-- Start Supplied data --
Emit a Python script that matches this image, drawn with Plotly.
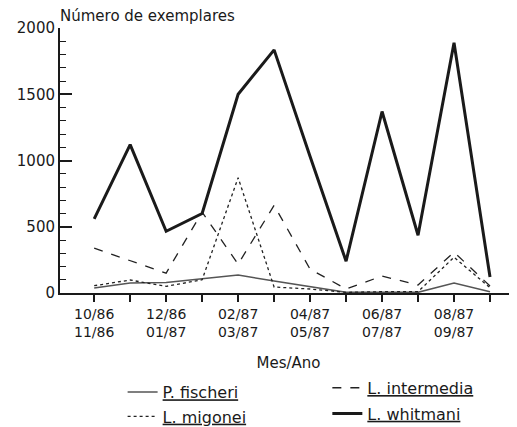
import plotly.graph_objects as go

months = ["10/86", "11/86", "12/86", "01/87", "02/87", "03/87",
          "04/87", "05/87", "06/87", "07/87", "08/87", "09/87"]
tick_text = ["10/86<br>11/86", "", "12/86<br>01/87", "", "02/87<br>03/87", "",
             "04/87<br>05/87", "", "06/87<br>07/87", "", "08/87<br>09/87", ""]

p_fischeri = [38, 75, 80, 105, 135, 90, 45, 5, 5, 5, 75, 10]
l_intermedia = [338, 244, 150, 610, 218, 662, 180, 30, 128, 60, 308, 53]
l_migonei = [55, 98, 50, 100, 870, 45, 30, 5, 10, 10, 270, 40]
l_whitmani = [560, 1120, 466, 600, 1500, 1835, 1030, 240, 1370, 436, 1888, 120]

FONT = "DejaVu Sans"
INK = "#1a1a1a"
x = list(range(len(months)))

fig = go.Figure()
fig.add_trace(go.Scatter(x=x, y=p_fischeri, name="P. fischeri", mode="lines",
                         line=dict(color="#555555", width=1.5), cliponaxis=False,
                         legend="legend"))
fig.add_trace(go.Scatter(x=x, y=l_intermedia, name="L. intermedia", mode="lines",
                         line=dict(color="#222222", width=1.3, dash="dash"), cliponaxis=False,
                         legend="legend2"))
fig.add_trace(go.Scatter(x=x, y=l_migonei, name="L. migonei", mode="lines",
                         line=dict(color="#222222", width=1.3, dash="dot"), cliponaxis=False,
                         legend="legend3"))
fig.add_trace(go.Scatter(x=x, y=l_whitmani, name="L. whitmani", mode="lines",
                         line=dict(color=INK, width=3), cliponaxis=False,
                         legend="legend4"))

legfont = dict(family=FONT, size=16, color=INK, lineposition="under")


def leg(xp, yp):
    return dict(x=xp, y=yp, xanchor="left", yanchor="middle", font=legfont,
                bgcolor="rgba(0,0,0,0)", borderwidth=0)


fig.update_layout(
    width=509, height=419,
    margin=dict(l=52, r=0, t=20, b=134, autoexpand=False),
    paper_bgcolor="white", plot_bgcolor="white",
    font=dict(family=FONT, size=15, color=INK),
    showlegend=True,
    legend=leg(0.137, -0.374),
    legend2=leg(0.585, -0.358),
    legend3=leg(0.137, -0.466),
    legend4=leg(0.585, -0.455),
    xaxis=dict(range=[-0.95, 11.75], tickvals=x, ticktext=tick_text,
               ticks="outside", ticklen=7, tickwidth=1.5, tickcolor=INK,
               showline=True, linecolor=INK, linewidth=2,
               showgrid=False, zeroline=False,
               tickfont=dict(family=FONT, size=14),
               title=dict(text="Mes/Ano", font=dict(family=FONT, size=15), standoff=18)),
    yaxis=dict(range=[0, 2000], tickvals=[0, 500, 1000, 1500, 2000],
               ticks="inside", ticklen=12, tickwidth=1.5, tickcolor=INK,
               showline=True, linecolor=INK, linewidth=2,
               showgrid=False, zeroline=False,
               tickfont=dict(family=FONT, size=15),
               minor=dict(dtick=100, ticks="inside", ticklen=6, tickwidth=1.2,
                          tickcolor=INK, showgrid=False)),
    annotations=[dict(text="Número de exemplares", xref="paper", yref="paper",
                      x=-0.005, y=1, xanchor="left", yanchor="bottom", yshift=1,
                      showarrow=False, font=dict(family=FONT, size=15))],
)

fig.write_html("out.html")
-- End Supplied data --
__The exercise__.
In this exercise, set down all of the data exactly, without the pictures.

__Solution to this task__.
Emit a Python script that matches this image, drawn with Plotly.
import plotly.graph_objects as go

months = ["10/86", "11/86", "12/86", "01/87", "02/87", "03/87",
          "04/87", "05/87", "06/87", "07/87", "08/87", "09/87"]
tick_text = ["10/86<br>11/86", "", "12/86<br>01/87", "", "02/87<br>03/87", "",
             "04/87<br>05/87", "", "06/87<br>07/87", "", "08/87<br>09/87", ""]

p_fischeri = [38, 75, 80, 105, 135, 90, 45, 5, 5, 5, 75, 10]
l_intermedia = [338, 244, 150, 610, 218, 662, 180, 30, 128, 60, 308, 53]
l_migonei = [55, 98, 50, 100, 870, 45, 30, 5, 10, 10, 270, 40]
l_whitmani = [560, 1120, 466, 600, 1500, 1835, 1030, 240, 1370, 436, 1888, 120]

FONT = "DejaVu Sans"
INK = "#1a1a1a"
x = list(range(len(months)))

fig = go.Figure()
fig.add_trace(go.Scatter(x=x, y=p_fischeri, name="P. fischeri", mode="lines",
                         line=dict(color="#555555", width=1.5), cliponaxis=False,
                         legend="legend"))
fig.add_trace(go.Scatter(x=x, y=l_intermedia, name="L. intermedia", mode="lines",
                         line=dict(color="#222222", width=1.3, dash="dash"), cliponaxis=False,
                         legend="legend2"))
fig.add_trace(go.Scatter(x=x, y=l_migonei, name="L. migonei", mode="lines",
                         line=dict(color="#222222", width=1.3, dash="dot"), cliponaxis=False,
                         legend="legend3"))
fig.add_trace(go.Scatter(x=x, y=l_whitmani, name="L. whitmani", mode="lines",
                         line=dict(color=INK, width=3), cliponaxis=False,
                         legend="legend4"))

legfont = dict(family=FONT, size=16, color=INK, lineposition="under")


def leg(xp, yp):
    return dict(x=xp, y=yp, xanchor="left", yanchor="middle", font=legfont,
                bgcolor="rgba(0,0,0,0)", borderwidth=0)


fig.update_layout(
    width=509, height=419,
    margin=dict(l=52, r=0, t=20, b=134, autoexpand=False),
    paper_bgcolor="white", plot_bgcolor="white",
    font=dict(family=FONT, size=15, color=INK),
    showlegend=True,
    legend=leg(0.137, -0.374),
    legend2=leg(0.585, -0.358),
    legend3=leg(0.137, -0.466),
    legend4=leg(0.585, -0.455),
    xaxis=dict(range=[-0.95, 11.75], tickvals=x, ticktext=tick_text,
               ticks="outside", ticklen=7, tickwidth=1.5, tickcolor=INK,
               showline=True, linecolor=INK, linewidth=2,
               showgrid=False, zeroline=False,
               tickfont=dict(family=FONT, size=14),
               title=dict(text="Mes/Ano", font=dict(family=FONT, size=15), standoff=18)),
    yaxis=dict(range=[0, 2000], tickvals=[0, 500, 1000, 1500, 2000],
               ticks="inside", ticklen=12, tickwidth=1.5, tickcolor=INK,
               showline=True, linecolor=INK, linewidth=2,
               showgrid=False, zeroline=False,
               tickfont=dict(family=FONT, size=15),
               minor=dict(dtick=100, ticks="inside", ticklen=6, tickwidth=1.2,
                          tickcolor=INK, showgrid=False)),
    annotations=[dict(text="Número de exemplares", xref="paper", yref="paper",
                      x=-0.005, y=1, xanchor="left", yanchor="bottom", yshift=1,
                      showarrow=False, font=dict(family=FONT, size=15))],
)

fig.write_html("out.html")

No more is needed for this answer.